Slater and Lewis both agreed that empowering voters to have their voices heard by their political leaders is what it’s all about. “Our belief, fundamentally, is that by expanding the electorate, by changing its profile, we will get candidates who will start to appeal to those new voters,” said Slater. “The idea isn’t to assist, whether overtly or covertly, the election of any single candidate, but to force candidates to take into account the interests of Americans who have not historically participated in as high rates as others and to start pursuing policies and programs that are more responsive to their needs.”
Responding to questions, Lewis rejected the suggestion that the nonpartisan voter registration drive had a hidden partisan agenda, and emphasized the importance of empowering low-income communities and working families that have too long been ignored or taken for granted by both political parties.
“All of these politicians, I don’t care who they are—republicans, democrats, all of them—they need to compete for our vote and they need to be accountable,” Lewis said. “Because after the election, whoever gets in there has to deal with us.”
Project Vote also announced that they are conducting efforts to make sure that everyone who attempted to register actually gets on the rolls. Project Vote lead counsel Brian Mellor explained that the organization took a random sampling of ACORN registrations in nine states, covering 14 counties, and checked to make sure the applicants had in fact been added to the voter lists.
“We were happy to find that it appears that most applicants that ACORN submitted and verified appeared to be getting on the rolls,” said Mellor. “However, we do still see systematic problems,” particularly with state database matching requirements. “There is lots of evidence out there that database matching produces a lot of false negatives, with people who are legitimate voters not getting matched.”
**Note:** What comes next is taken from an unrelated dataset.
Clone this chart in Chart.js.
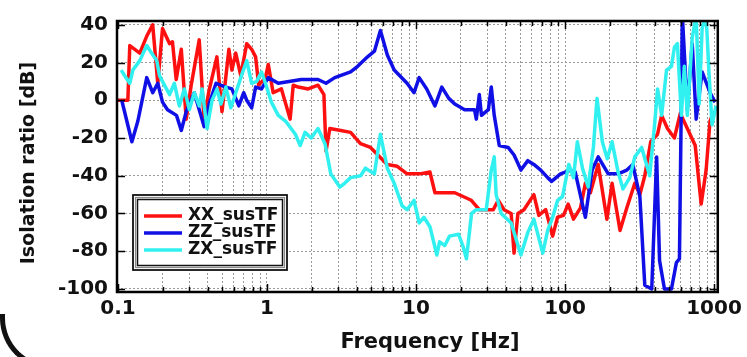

“There are still thousands of Americans who believe they have completed a voter registration application and are registered to vote, but in fact are not,” said Mellor, who explained that many registrations are rejected due to incomplete information, confusing application forms, or address problems. Many would-be voters, in fact, may not discover they have been rejected until they arrive at the voting booth.
To give applicants an opportunity to repair their registrations in time to cast a ballot on November 4, Project Vote is conducting a program to acquire lists of rejected applications from boards of election and then to contact the voters by mail or by phone to inform them of their need to re-register.
To assist in this effort, Project Vote has launched a website, www.projectvote2008.org, which provides lists of voters in several states for people to check and see if they or their friends and neighbors have been left off the voter rolls due to common registration problems.
In his opening remarks Slater pointed out that the American system of voter registration—with few federal standards, and in which the burden of registration is placed on individuals—has often been used to disenfranchise voters.
“It wasn’t until the civil rights era that restrictive voter registration laws, challenged by protestors risking physical violence and even death, began to fall,” said Slater. “Today, the attacks on voter registration drives are more rhetorical than physical, but the point of contention is the same: the ability of Americans of color to cast a ballot.
“The work of Project Vote and ACORN continues a tradition of ensuring that all Americans can vote,” Slater said.